___ Data excerpt

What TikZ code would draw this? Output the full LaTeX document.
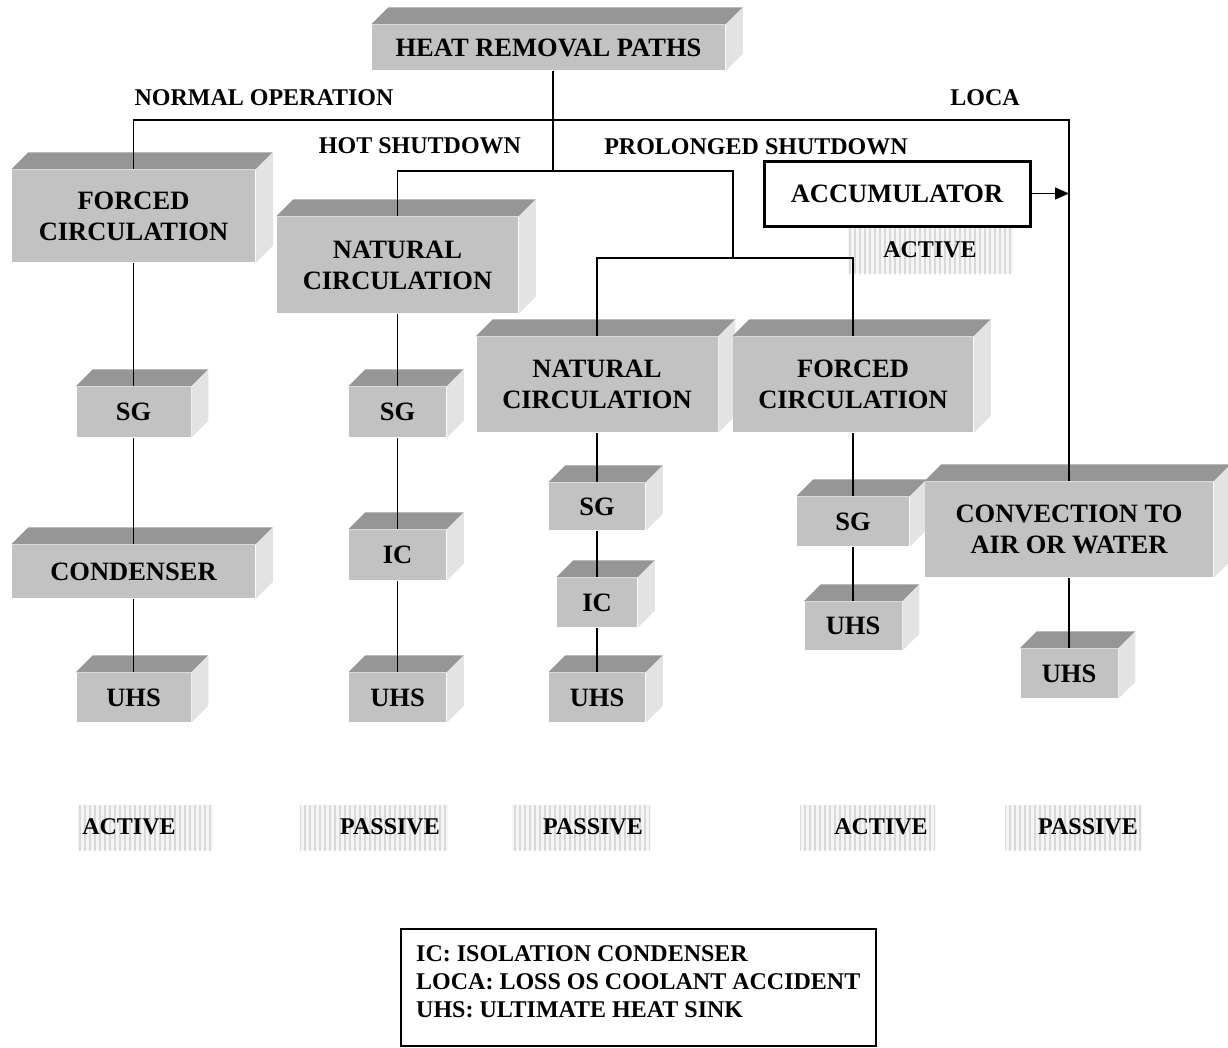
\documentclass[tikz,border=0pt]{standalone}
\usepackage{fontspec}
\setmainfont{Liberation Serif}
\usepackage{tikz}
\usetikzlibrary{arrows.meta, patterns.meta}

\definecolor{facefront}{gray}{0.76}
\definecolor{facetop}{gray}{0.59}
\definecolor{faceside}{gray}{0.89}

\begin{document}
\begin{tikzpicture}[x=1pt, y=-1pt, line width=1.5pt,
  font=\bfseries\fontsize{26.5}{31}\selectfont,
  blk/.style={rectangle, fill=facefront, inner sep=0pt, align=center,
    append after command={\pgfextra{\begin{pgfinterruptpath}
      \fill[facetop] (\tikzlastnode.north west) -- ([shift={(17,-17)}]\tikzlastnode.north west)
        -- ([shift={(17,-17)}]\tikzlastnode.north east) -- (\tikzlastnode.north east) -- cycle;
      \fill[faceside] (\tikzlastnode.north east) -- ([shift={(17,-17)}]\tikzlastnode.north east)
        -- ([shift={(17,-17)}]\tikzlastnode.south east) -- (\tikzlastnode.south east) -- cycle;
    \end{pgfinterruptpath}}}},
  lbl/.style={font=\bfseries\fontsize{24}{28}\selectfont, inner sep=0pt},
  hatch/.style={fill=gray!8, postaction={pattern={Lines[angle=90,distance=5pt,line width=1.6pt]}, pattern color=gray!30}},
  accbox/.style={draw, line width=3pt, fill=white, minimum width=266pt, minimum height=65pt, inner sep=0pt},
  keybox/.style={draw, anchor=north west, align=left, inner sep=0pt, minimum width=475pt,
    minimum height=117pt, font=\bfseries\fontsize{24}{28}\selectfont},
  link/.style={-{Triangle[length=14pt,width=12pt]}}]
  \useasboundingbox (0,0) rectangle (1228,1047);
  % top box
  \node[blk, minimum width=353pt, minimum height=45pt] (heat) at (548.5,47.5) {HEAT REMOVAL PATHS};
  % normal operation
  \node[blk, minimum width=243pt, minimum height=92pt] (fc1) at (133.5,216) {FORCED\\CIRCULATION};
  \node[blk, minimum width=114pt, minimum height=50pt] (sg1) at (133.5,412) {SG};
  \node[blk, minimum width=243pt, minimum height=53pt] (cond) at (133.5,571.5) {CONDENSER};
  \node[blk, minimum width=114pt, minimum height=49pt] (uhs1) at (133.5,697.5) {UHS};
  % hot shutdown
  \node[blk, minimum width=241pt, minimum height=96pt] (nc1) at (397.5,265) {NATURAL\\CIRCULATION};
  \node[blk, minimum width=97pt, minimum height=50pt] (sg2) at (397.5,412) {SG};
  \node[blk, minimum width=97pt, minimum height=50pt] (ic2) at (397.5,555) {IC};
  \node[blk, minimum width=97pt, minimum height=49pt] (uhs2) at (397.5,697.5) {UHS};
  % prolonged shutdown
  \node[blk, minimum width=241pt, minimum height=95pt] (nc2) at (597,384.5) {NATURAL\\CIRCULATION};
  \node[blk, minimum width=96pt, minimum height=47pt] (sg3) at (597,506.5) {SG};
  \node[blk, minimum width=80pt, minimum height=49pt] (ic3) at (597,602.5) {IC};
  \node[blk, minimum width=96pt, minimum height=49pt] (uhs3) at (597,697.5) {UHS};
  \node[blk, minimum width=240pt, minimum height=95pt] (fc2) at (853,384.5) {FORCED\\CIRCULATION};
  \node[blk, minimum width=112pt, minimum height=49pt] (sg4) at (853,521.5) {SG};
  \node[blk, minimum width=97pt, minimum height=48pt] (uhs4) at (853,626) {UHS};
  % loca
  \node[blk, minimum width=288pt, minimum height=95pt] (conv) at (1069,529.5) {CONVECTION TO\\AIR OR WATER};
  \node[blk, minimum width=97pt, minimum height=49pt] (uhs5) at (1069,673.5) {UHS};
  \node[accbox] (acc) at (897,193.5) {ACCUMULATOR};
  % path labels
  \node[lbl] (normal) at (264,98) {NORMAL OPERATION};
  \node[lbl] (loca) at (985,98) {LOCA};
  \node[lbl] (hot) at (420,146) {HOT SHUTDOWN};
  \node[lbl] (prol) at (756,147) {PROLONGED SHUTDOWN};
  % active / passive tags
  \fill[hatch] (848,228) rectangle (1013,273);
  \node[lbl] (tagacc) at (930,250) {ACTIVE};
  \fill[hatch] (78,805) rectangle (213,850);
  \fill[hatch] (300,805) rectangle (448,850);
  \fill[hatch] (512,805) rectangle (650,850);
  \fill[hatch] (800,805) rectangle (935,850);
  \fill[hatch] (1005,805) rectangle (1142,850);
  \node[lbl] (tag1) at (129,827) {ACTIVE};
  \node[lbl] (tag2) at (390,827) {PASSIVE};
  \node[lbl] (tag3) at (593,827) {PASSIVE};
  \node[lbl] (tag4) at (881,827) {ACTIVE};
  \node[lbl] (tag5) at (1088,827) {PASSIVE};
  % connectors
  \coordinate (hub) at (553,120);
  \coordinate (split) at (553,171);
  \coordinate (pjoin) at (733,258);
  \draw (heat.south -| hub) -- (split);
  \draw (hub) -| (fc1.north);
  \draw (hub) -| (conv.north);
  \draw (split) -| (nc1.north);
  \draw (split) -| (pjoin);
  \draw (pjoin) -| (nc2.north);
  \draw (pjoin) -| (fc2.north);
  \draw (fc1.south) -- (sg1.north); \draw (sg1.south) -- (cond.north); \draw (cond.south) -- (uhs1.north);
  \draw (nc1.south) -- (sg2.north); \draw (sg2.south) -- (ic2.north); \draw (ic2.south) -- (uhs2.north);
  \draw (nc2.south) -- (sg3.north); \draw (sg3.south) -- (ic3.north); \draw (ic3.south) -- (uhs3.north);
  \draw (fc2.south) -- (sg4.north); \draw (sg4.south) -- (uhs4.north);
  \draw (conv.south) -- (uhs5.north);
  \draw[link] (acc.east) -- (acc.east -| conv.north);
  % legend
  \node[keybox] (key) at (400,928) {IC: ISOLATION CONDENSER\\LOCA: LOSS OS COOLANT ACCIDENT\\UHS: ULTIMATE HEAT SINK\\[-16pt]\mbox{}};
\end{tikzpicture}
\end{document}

______

> _Do this_
Retype everything in the material word for word, minus pictures.

> _Response to this exercise_
What TikZ code would draw this? Output the full LaTeX document.
\documentclass[tikz,border=0pt]{standalone}
\usepackage{fontspec}
\setmainfont{Liberation Serif}
\usepackage{tikz}
\usetikzlibrary{arrows.meta, patterns.meta}

\definecolor{facefront}{gray}{0.76}
\definecolor{facetop}{gray}{0.59}
\definecolor{faceside}{gray}{0.89}

\begin{document}
\begin{tikzpicture}[x=1pt, y=-1pt, line width=1.5pt,
  font=\bfseries\fontsize{26.5}{31}\selectfont,
  blk/.style={rectangle, fill=facefront, inner sep=0pt, align=center,
    append after command={\pgfextra{\begin{pgfinterruptpath}
      \fill[facetop] (\tikzlastnode.north west) -- ([shift={(17,-17)}]\tikzlastnode.north west)
        -- ([shift={(17,-17)}]\tikzlastnode.north east) -- (\tikzlastnode.north east) -- cycle;
      \fill[faceside] (\tikzlastnode.north east) -- ([shift={(17,-17)}]\tikzlastnode.north east)
        -- ([shift={(17,-17)}]\tikzlastnode.south east) -- (\tikzlastnode.south east) -- cycle;
    \end{pgfinterruptpath}}}},
  lbl/.style={font=\bfseries\fontsize{24}{28}\selectfont, inner sep=0pt},
  hatch/.style={fill=gray!8, postaction={pattern={Lines[angle=90,distance=5pt,line width=1.6pt]}, pattern color=gray!30}},
  accbox/.style={draw, line width=3pt, fill=white, minimum width=266pt, minimum height=65pt, inner sep=0pt},
  keybox/.style={draw, anchor=north west, align=left, inner sep=0pt, minimum width=475pt,
    minimum height=117pt, font=\bfseries\fontsize{24}{28}\selectfont},
  link/.style={-{Triangle[length=14pt,width=12pt]}}]
  \useasboundingbox (0,0) rectangle (1228,1047);
  % top box
  \node[blk, minimum width=353pt, minimum height=45pt] (heat) at (548.5,47.5) {HEAT REMOVAL PATHS};
  % normal operation
  \node[blk, minimum width=243pt, minimum height=92pt] (fc1) at (133.5,216) {FORCED\\CIRCULATION};
  \node[blk, minimum width=114pt, minimum height=50pt] (sg1) at (133.5,412) {SG};
  \node[blk, minimum width=243pt, minimum height=53pt] (cond) at (133.5,571.5) {CONDENSER};
  \node[blk, minimum width=114pt, minimum height=49pt] (uhs1) at (133.5,697.5) {UHS};
  % hot shutdown
  \node[blk, minimum width=241pt, minimum height=96pt] (nc1) at (397.5,265) {NATURAL\\CIRCULATION};
  \node[blk, minimum width=97pt, minimum height=50pt] (sg2) at (397.5,412) {SG};
  \node[blk, minimum width=97pt, minimum height=50pt] (ic2) at (397.5,555) {IC};
  \node[blk, minimum width=97pt, minimum height=49pt] (uhs2) at (397.5,697.5) {UHS};
  % prolonged shutdown
  \node[blk, minimum width=241pt, minimum height=95pt] (nc2) at (597,384.5) {NATURAL\\CIRCULATION};
  \node[blk, minimum width=96pt, minimum height=47pt] (sg3) at (597,506.5) {SG};
  \node[blk, minimum width=80pt, minimum height=49pt] (ic3) at (597,602.5) {IC};
  \node[blk, minimum width=96pt, minimum height=49pt] (uhs3) at (597,697.5) {UHS};
  \node[blk, minimum width=240pt, minimum height=95pt] (fc2) at (853,384.5) {FORCED\\CIRCULATION};
  \node[blk, minimum width=112pt, minimum height=49pt] (sg4) at (853,521.5) {SG};
  \node[blk, minimum width=97pt, minimum height=48pt] (uhs4) at (853,626) {UHS};
  % loca
  \node[blk, minimum width=288pt, minimum height=95pt] (conv) at (1069,529.5) {CONVECTION TO\\AIR OR WATER};
  \node[blk, minimum width=97pt, minimum height=49pt] (uhs5) at (1069,673.5) {UHS};
  \node[accbox] (acc) at (897,193.5) {ACCUMULATOR};
  % path labels
  \node[lbl] (normal) at (264,98) {NORMAL OPERATION};
  \node[lbl] (loca) at (985,98) {LOCA};
  \node[lbl] (hot) at (420,146) {HOT SHUTDOWN};
  \node[lbl] (prol) at (756,147) {PROLONGED SHUTDOWN};
  % active / passive tags
  \fill[hatch] (848,228) rectangle (1013,273);
  \node[lbl] (tagacc) at (930,250) {ACTIVE};
  \fill[hatch] (78,805) rectangle (213,850);
  \fill[hatch] (300,805) rectangle (448,850);
  \fill[hatch] (512,805) rectangle (650,850);
  \fill[hatch] (800,805) rectangle (935,850);
  \fill[hatch] (1005,805) rectangle (1142,850);
  \node[lbl] (tag1) at (129,827) {ACTIVE};
  \node[lbl] (tag2) at (390,827) {PASSIVE};
  \node[lbl] (tag3) at (593,827) {PASSIVE};
  \node[lbl] (tag4) at (881,827) {ACTIVE};
  \node[lbl] (tag5) at (1088,827) {PASSIVE};
  % connectors
  \coordinate (hub) at (553,120);
  \coordinate (split) at (553,171);
  \coordinate (pjoin) at (733,258);
  \draw (heat.south -| hub) -- (split);
  \draw (hub) -| (fc1.north);
  \draw (hub) -| (conv.north);
  \draw (split) -| (nc1.north);
  \draw (split) -| (pjoin);
  \draw (pjoin) -| (nc2.north);
  \draw (pjoin) -| (fc2.north);
  \draw (fc1.south) -- (sg1.north); \draw (sg1.south) -- (cond.north); \draw (cond.south) -- (uhs1.north);
  \draw (nc1.south) -- (sg2.north); \draw (sg2.south) -- (ic2.north); \draw (ic2.south) -- (uhs2.north);
  \draw (nc2.south) -- (sg3.north); \draw (sg3.south) -- (ic3.north); \draw (ic3.south) -- (uhs3.north);
  \draw (fc2.south) -- (sg4.north); \draw (sg4.south) -- (uhs4.north);
  \draw (conv.south) -- (uhs5.north);
  \draw[link] (acc.east) -- (acc.east -| conv.north);
  % legend
  \node[keybox] (key) at (400,928) {IC: ISOLATION CONDENSER\\LOCA: LOSS OS COOLANT ACCIDENT\\UHS: ULTIMATE HEAT SINK\\[-16pt]\mbox{}};
\end{tikzpicture}
\end{document}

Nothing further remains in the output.